The porter
May 10, 2025
The porter
The porter appears on the stage in a drunken stupor. His character serves as comic relief. There are hidden messages in the soliloquy
- adds unsettling humour to the soliloquy.
- knock, knock, knock. Macbeth knocking at the gates of his own hell abandoning his humanity for an evil or fiendish nature.
- ironically imagines himself to be the porter of the gate of hell “if a man were porter of hell-gate, he should have old turning the key.”
- he then imagines three people approaching the gates of hell
- A farmer who stored up grain in hope of making a profit but kills himself when a good harvest lowers the price
- an equivocator who covers up his crimes with the skill of his tongue
- a tailor who is discovered cheating his customers by cutting cloth out of the garment he sells
Macbeth’s sins
- These three characters represents a different sin that is in Macbeth.

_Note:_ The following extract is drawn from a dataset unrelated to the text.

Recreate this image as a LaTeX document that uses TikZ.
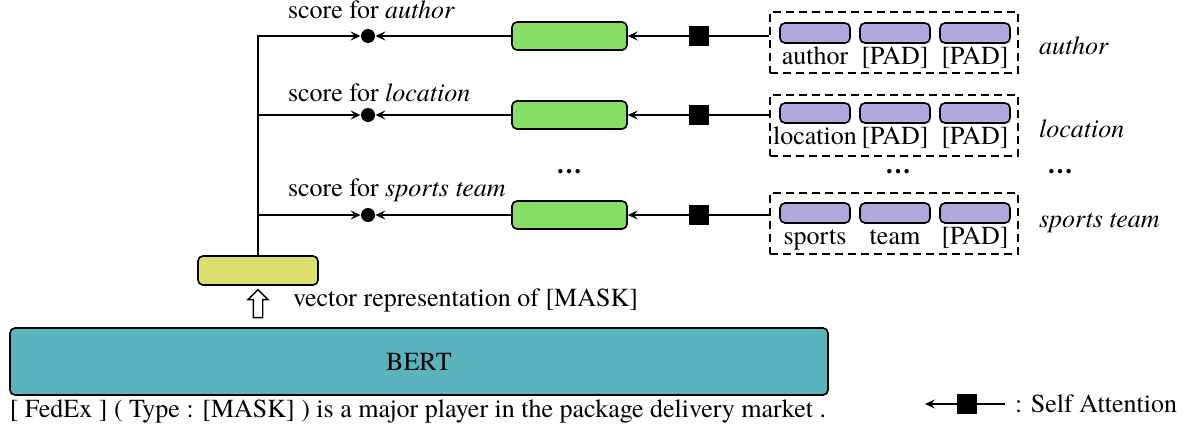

- The farmer overreaches but loses everything instead
- The equivocator reveals how Macbeth is a skilful liar who pledges unfailing allegiance to the king yet murders him in cold blood
- the tailor makes the clothes look better than they are. Macbeth’s false aspirations for the crown he is essentially clothing himself in a lie
Ending
- He ends the soliloquy with the question “What are you?”
- The porter breaks the fourth wall, seeming to speak to the audience- asks us what one of the sinners we are.
- this line would have made the audience question their own morality
The porters last line “I pray you, remember the porter.” Perhaps a warning to the audience not to follow Macbeth’s traitorous exampleThe madness and humour in the porter’s speech amplify the horror of the play as a whole.